Regular expression question

Working with a renaming application that supports regular expression renaming.

I really want to learn regular expressions, because I often find myself wanting to use them, but so far I’m still pretty clueless.

The files I’m renaming are episodes of TV shows. Often the name will be “blahblah S03e02” or “Blah blah s01e22” I want to the application to find instances of the letter e or s in lowercase directly next to whatever digits, and change that lowercase e/s to an uppercase E/S.

My attempt thus far has been
string
e[0-9] - successfully locates

replace with
E - no, loses the digits entirely
E[0-9] - no, becomes E[0-9]

So how do i use regular expressions to say “find these lowercase letters by location, (which is next to any digits) and then change the lowercase to uppercase but don’t mess with the digits that you found them next to”?

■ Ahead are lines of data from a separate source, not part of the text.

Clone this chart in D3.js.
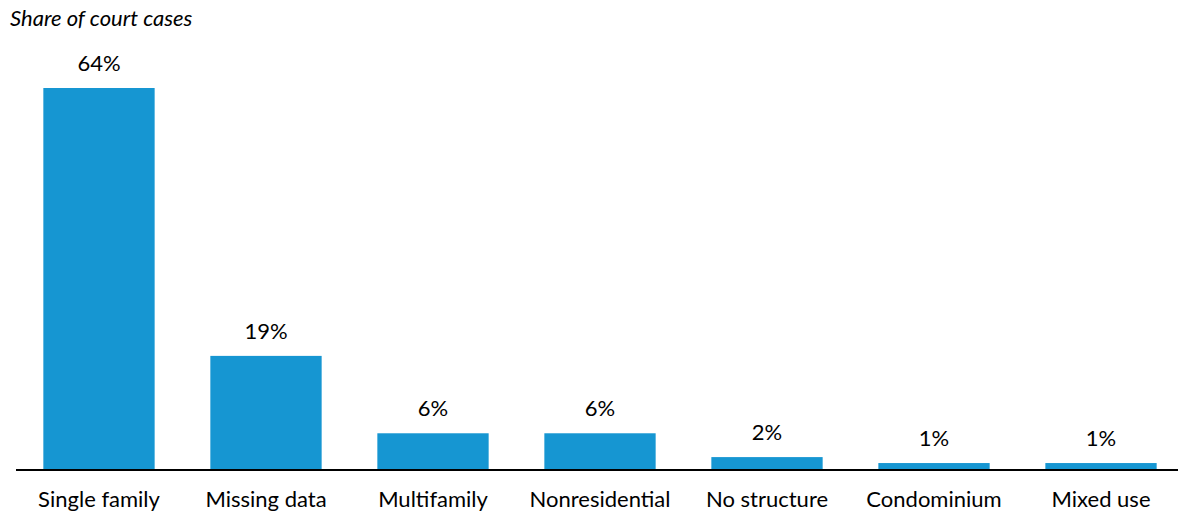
<!DOCTYPE html>
<html>
<head>
<meta charset="utf-8">
<script src="https://cdn.jsdelivr.net/npm/d3@7"></script>
<style>
  html, body { margin: 0; padding: 0; background: #fff; }
  svg { display: block; font-family: Lato, "Open Sans", sans-serif; }
</style>
</head>
<body>
<svg id="chart" width="1178" height="516"></svg>
<script>
// Property types of court cases and their shares (percent)
const categories = ["Single family", "Missing data", "Multifamily", "Nonresidential", "No structure", "Condominium", "Mixed use"];
const shares = [64, 19, 6, 6, 2, 1, 1];
const titleText = "Share of court cases";

const width = 1178, height = 516;
const svg = d3.select("#chart");

const x = d3.scaleBand()
  .domain(categories)
  .range([15.5, 1184.5])
  .paddingInner(0.3335)
  .paddingOuter(0.1667);

const y = d3.scaleLinear()
  .domain([0, 64])
  .range([469, 88]);

// Title
svg.append("text")
  .attr("x", 10)
  .attr("y", 26)
  .attr("font-size", 22)
  .attr("font-style", "italic")
  .attr("fill", "#000")
  .text(titleText);

const data = categories.map((c, i) => ({ category: c, value: shares[i] }));

// Bars
svg.append("g")
  .selectAll("rect")
  .data(data)
  .join("rect")
  .attr("x", d => x(d.category))
  .attr("y", d => y(d.value))
  .attr("width", x.bandwidth())
  .attr("height", d => y(0) - y(d.value))
  .attr("fill", "#1696d2");

// Value labels
svg.append("g")
  .selectAll("text")
  .data(data)
  .join("text")
  .attr("x", d => x(d.category) + x.bandwidth() / 2)
  .attr("y", d => y(d.value) - 17)
  .attr("text-anchor", "middle")
  .attr("font-size", 22)
  .attr("fill", "#000")
  .text(d => d.value + "%");

// Category axis
const xAxis = svg.append("g")
  .attr("transform", `translate(0,${y(0)})`)
  .call(d3.axisBottom(x).tickSize(0).tickPadding(22));
xAxis.select(".domain").remove();
xAxis.selectAll("text")
  .attr("font-size", 22)
  .attr("font-family", "Lato, sans-serif")
  .attr("fill", "#000");

// Baseline
svg.append("line")
  .attr("x1", 16)
  .attr("x2", width)
  .attr("y1", y(0) + 1)
  .attr("y2", y(0) + 1)
  .attr("stroke", "#000")
  .attr("stroke-width", 2);
</script>
</body>
</html>
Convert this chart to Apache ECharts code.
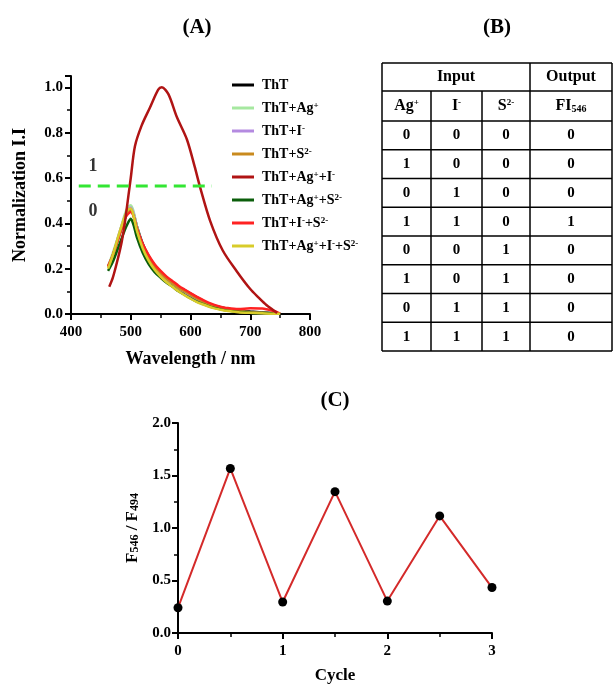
<!DOCTYPE html>
<html>
<head>
<meta charset="utf-8">
<script src="https://cdn.jsdelivr.net/npm/echarts@6/dist/echarts.min.js"></script>
<style>html,body{margin:0;padding:0;background:#fff}#c{width:613px;height:685px}</style>
</head>
<body>
<div id="c"></div>
<script>
// ---------- Panel A data ----------
const wavelengths = [462,470,480,490,495,500,505,510,520,530,540,550,560,570,580,590,600,610,620,630,640,650,660,680,700,720,740,750];
const thtVals      = [0.21,0.26,0.34,0.42,0.45,0.46,0.44,0.39,0.31,0.255,0.215,0.185,0.16,0.14,0.12,0.105,0.09,0.075,0.06,0.047,0.037,0.03,0.024,0.016,0.011,0.007,0.003,0.001];
const thtAgVals    = [0.21,0.27,0.35,0.44,0.47,0.48,0.45,0.39,0.30,0.24,0.20,0.17,0.145,0.125,0.105,0.09,0.075,0.06,0.048,0.037,0.028,0.022,0.017,0.01,0.006,0.004,0.002,0.001];
const thtIVals     = [0.21,0.26,0.35,0.43,0.46,0.47,0.44,0.38,0.30,0.245,0.205,0.175,0.15,0.13,0.11,0.093,0.078,0.063,0.05,0.039,0.03,0.023,0.018,0.011,0.007,0.004,0.002,0.001];
const thtSVals     = [0.21,0.26,0.34,0.42,0.45,0.46,0.43,0.38,0.30,0.25,0.21,0.18,0.155,0.135,0.115,0.1,0.085,0.07,0.056,0.044,0.034,0.027,0.021,0.013,0.008,0.005,0.002,0.001];
const thtAgSVals   = [0.19,0.23,0.30,0.37,0.40,0.42,0.39,0.34,0.27,0.22,0.185,0.16,0.138,0.12,0.1,0.085,0.07,0.056,0.045,0.035,0.027,0.021,0.016,0.01,0.006,0.004,0.002,0.001];
const thtISVals    = [0.21,0.26,0.34,0.42,0.44,0.45,0.43,0.38,0.31,0.26,0.22,0.19,0.165,0.145,0.125,0.108,0.092,0.077,0.063,0.05,0.04,0.032,0.027,0.022,0.025,0.024,0.012,0.002];
const thtAgISVals  = [0.20,0.26,0.35,0.43,0.46,0.465,0.43,0.37,0.29,0.235,0.195,0.165,0.14,0.12,0.1,0.083,0.068,0.054,0.043,0.033,0.025,0.019,0.014,0.008,0.005,0.003,0.001,0.001];
const agIWavelengths = [464,470,479,485,490,496,500,507,518,532,546,552,563,577,594,607,616,633,654,677,700,715,727,737,745];
const thtAgIVals     = [0.12,0.16,0.25,0.32,0.40,0.52,0.60,0.74,0.83,0.91,0.99,1.0,0.97,0.87,0.77,0.65,0.56,0.41,0.28,0.19,0.11,0.07,0.04,0.02,0.005];
const thresholdX = [413, 636];
const thresholdY = 0.565;
const logicLabels = [[437, 0.652, '1'], [437, 0.454, '0']];

const seriesNames = ['ThT','ThT+Ag+','ThT+I-','ThT+S2-','ThT+Ag+ +I-','ThT+Ag+ +S2-','ThT+I- +S2-','ThT+Ag+ +I- +S2-'];
const legendLabels = ['ThT','ThT+Ag{sup|+}','ThT+I{sup|-}','ThT+S{sup|2-}','ThT+Ag{sup|+}+I{sup|-}','ThT+Ag{sup|+}+S{sup|2-}','ThT+I{sup|-}+S{sup|2-}','ThT+Ag{sup|+}+I{sup|-}+S{sup|2-}'];
const seriesColors = ['#000000','#a6e8a0','#b48ae0','#c98a1e','#b01414','#0b5e0b','#ff2222','#d8cc2a'];

// ---------- Panel B data ----------
const tableInputHeaders = ['Ag{sup|+}','I{sup|-}','S{sup|2-}'];
const tableOutputHeader = 'FI{sub|546}';
const tableRows = [[0,0,0,0],[1,0,0,0],[0,1,0,0],[1,1,0,1],[0,0,1,0],[1,0,1,0],[0,1,1,0],[1,1,1,0]];

// ---------- Panel C data ----------
const cycles = [0,0.5,1,1.5,2,2.5,3];
const ratios = [0.24,1.567,0.295,1.346,0.304,1.115,0.433];

const FONT = '"Liberation Serif", "Times New Roman", serif';
const chart = echarts.init(document.getElementById('c'), null, {renderer:'canvas'});

const specData = [thtVals,thtAgVals,thtIVals,thtSVals,null,thtAgSVals,thtISVals,thtAgISVals];
const series = [];
seriesNames.forEach((n,i)=>{
  let data;
  if (i === 4) data = agIWavelengths.map((w,k)=>[w,thtAgIVals[k]]);
  else data = wavelengths.map((w,k)=>[w,specData[i][k]]);
  series.push({name:n,type:'line',xAxisIndex:0,yAxisIndex:0,data,showSymbol:false,symbol:'none',
    smooth:0.3,lineStyle:{width:2.5,color:seriesColors[i]},itemStyle:{color:seriesColors[i]},z:i===4?3:2});
});
series.push({name:'threshold',type:'line',xAxisIndex:0,yAxisIndex:0,symbol:'none',
  data:thresholdX.map(x=>[x,thresholdY]),lineStyle:{color:'#33e633',width:3,type:[12,7]},z:5});
series.push({name:'logic',type:'scatter',xAxisIndex:0,yAxisIndex:0,symbolSize:0,
  data:logicLabels,label:{show:true,position:'inside',formatter:p=>p.value[2],
  fontFamily:FONT,fontWeight:'bold',fontSize:18,color:'#000'}});
series.push({name:'cycle',type:'line',xAxisIndex:1,yAxisIndex:1,data:cycles.map((c,i)=>[c,ratios[i]]),
  symbol:'circle',symbolSize:9,itemStyle:{color:'#000'},lineStyle:{color:'#d42a2a',width:2}});

function axisCommon(fs, margin){
  return {
    axisLine:{show:true,onZero:false,lineStyle:{color:'#000',width:2}},
    axisTick:{show:true,inside:false,length:6,lineStyle:{color:'#000',width:2}},
    minorTick:{show:true,splitNumber:2,length:4,lineStyle:{color:'#000',width:1.5}},
    splitLine:{show:false},
    axisLabel:{color:'#000',fontFamily:FONT,fontWeight:'bold',fontSize:fs,margin:margin},
    nameTextStyle:{color:'#000',fontFamily:FONT,fontWeight:'bold'}
  };
}

// Table graphics
const colX = [382,431,482,530,612];
const rowY = [63,91,121];
for (let i=1;i<=tableRows.length;i++) rowY.push(121 + i*28.75);
const tableGraphic = [];
const LS = {stroke:'#000',lineWidth:1.5};
rowY.forEach((y,i)=>{
  tableGraphic.push({type:'line',shape:{x1:colX[0],y1:y,x2:colX[4],y2:y},style:LS});
});
[0,3,4].forEach(ci=>{
  tableGraphic.push({type:'line',shape:{x1:colX[ci],y1:rowY[0],x2:colX[ci],y2:rowY[rowY.length-1]},style:LS});
});
[1,2].forEach(ci=>{
  tableGraphic.push({type:'line',shape:{x1:colX[ci],y1:rowY[1],x2:colX[ci],y2:rowY[rowY.length-1]},style:LS});
});
const richT = {
  sup:{fontFamily:FONT,fontWeight:'bold',fontSize:9,verticalAlign:'top',fill:'#000',lineHeight:16},
  sub:{fontFamily:FONT,fontWeight:'bold',fontSize:10,verticalAlign:'bottom',fill:'#000',lineHeight:16}
};
function cellText(txt,cx,cy,fs){
  return {type:'text',x:cx,y:cy,style:{text:txt,fill:'#000',fontFamily:FONT,fontWeight:'bold',fontSize:fs,
    align:'center',verticalAlign:'middle',rich:richT}};
}
tableGraphic.push(cellText('Input',(colX[0]+colX[3])/2,(rowY[0]+rowY[1])/2,16));
tableGraphic.push(cellText('Output',(colX[3]+colX[4])/2,(rowY[0]+rowY[1])/2,16));
tableInputHeaders.forEach((h,i)=>tableGraphic.push(cellText(h,(colX[i]+colX[i+1])/2,(rowY[1]+rowY[2])/2,16)));
tableGraphic.push(cellText(tableOutputHeader,(colX[3]+colX[4])/2,(rowY[1]+rowY[2])/2,16));
tableRows.forEach((r,ri)=>{
  r.forEach((v,ci)=>tableGraphic.push(cellText(String(v),(colX[ci]+colX[ci+1])/2,(rowY[ri+2]+rowY[ri+3])/2,15)));
});

const legendMap = {};
seriesNames.forEach((n,i)=>legendMap[n]=legendLabels[i]);

const option = {
  backgroundColor:'#fff',
  animation:false,
  title:[
    {text:'(A)',left:192,top:12,textAlign:'center',textStyle:{fontFamily:FONT,fontWeight:'bold',fontSize:21,color:'#000'}},
    {text:'(B)',left:492,top:12,textAlign:'center',textStyle:{fontFamily:FONT,fontWeight:'bold',fontSize:21,color:'#000'}},
    {text:'(C)',left:330,top:385,textAlign:'center',textStyle:{fontFamily:FONT,fontWeight:'bold',fontSize:21,color:'#000'}}
  ],
  legend:{
    data:seriesNames,orient:'vertical',left:227,top:73,itemWidth:22,itemHeight:3,itemGap:9,icon:'rect',
    formatter:n=>legendMap[n],
    textStyle:{fontFamily:FONT,fontWeight:'bold',fontSize:14,color:'#000',lineHeight:14,padding:[0,0,0,3],
      rich:{sup:{fontFamily:FONT,fontWeight:'bold',fontSize:9,verticalAlign:'top',color:'#000',lineHeight:14}}}
  },
  grid:[
    {left:71,top:76,width:239,height:238},
    {left:178,top:423,width:314,height:217}
  ],
  xAxis:[
    Object.assign(axisCommon(15,11),{gridIndex:0,type:'value',min:400,max:800,interval:100,
      name:'Wavelength / nm',nameLocation:'middle',nameGap:36,
      nameTextStyle:{color:'#000',fontFamily:FONT,fontWeight:'bold',fontSize:18}}),
    Object.assign(axisCommon(15,11),{gridIndex:1,type:'value',min:0,max:3,interval:1,
      name:'Cycle',nameLocation:'middle',nameGap:34,
      nameTextStyle:{color:'#000',fontFamily:FONT,fontWeight:'bold',fontSize:17}})
  ],
  yAxis:[
    Object.assign(axisCommon(15,8),{gridIndex:0,type:'value',min:0,max:1.05,interval:0.2,
      name:'Normalization I.I',nameLocation:'middle',nameGap:42,nameRotate:90,
      nameTextStyle:{color:'#000',fontFamily:FONT,fontWeight:'bold',fontSize:18}}),
    Object.assign(axisCommon(15,7),{gridIndex:1,type:'value',min:0,max:2,interval:0.5,
      name:'F{sub|546} / F{sub|494}',nameLocation:'middle',nameGap:35,nameRotate:90,
      nameTextStyle:{color:'#000',fontFamily:FONT,fontWeight:'bold',fontSize:17,
        rich:{sub:{fontFamily:FONT,fontWeight:'bold',fontSize:12,verticalAlign:'bottom',color:'#000',padding:[6,0,0,0]}}}})
  ],
  series,
  graphic:tableGraphic
};
option.yAxis[0].axisLabel.formatter = v => (Math.abs(v*5 - Math.round(v*5))<1e-6 ? v.toFixed(1) : '');
option.yAxis[1].axisLabel.formatter = v => v.toFixed(1);
chart.setOption(option);
</script>
</body>
</html>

You need to capture the digits in the pattern, and then reference the capture group in the replacement. You should also be able to use \d as a shortcut for digit characters instead of the character class [0-9].

To capture part of a pattern, use parentheses.

So your pattern should look something like



s(\d+)e(\d+)


In a lot of regex flavors, the capture groups will go into variables called $1, $2, $3, and so on. Assuming your regex system does that, your replacement string would be



S$1E$2


And in the case that some files have inconsistent cases between the ‘e’ and the ‘s’, you could catch those, too, with a slightly more general expression:



[sS](\d+)[eE](\d+)


with the same replacement string as in friedo’s post.

Or you could do a simpler find and replace operation using
<space>s0 replace with <space>S0
<space>s1 replace with <space>S1

Then
e0 replace with E0
e1 replace with E1
e2 replace with E2

just saying.

In case you haven’t figured it out, regexes are challenging. And regex engines come in dozens of not-quite-the-same dialects.

Regexes with replace can be very dangerous because there is no undo. It’s real easy to destroy a lot of info that way.

Before you go loosing your regex on a file folder you want to perfect it on a text file that contains the names you intend to process.

Here’s some useful documentation on practical regex use: xkcd: Regular Expressions, xkcd: Perl Problems, and xkcd: Regex Golf. Don’t forget to read the mouseover text; it’s like footnotes. *Very *important for getting the details right.

I would hope that OP’s renaming program has an option to simulate the renaming. That way she can use the exact same RegEx engine.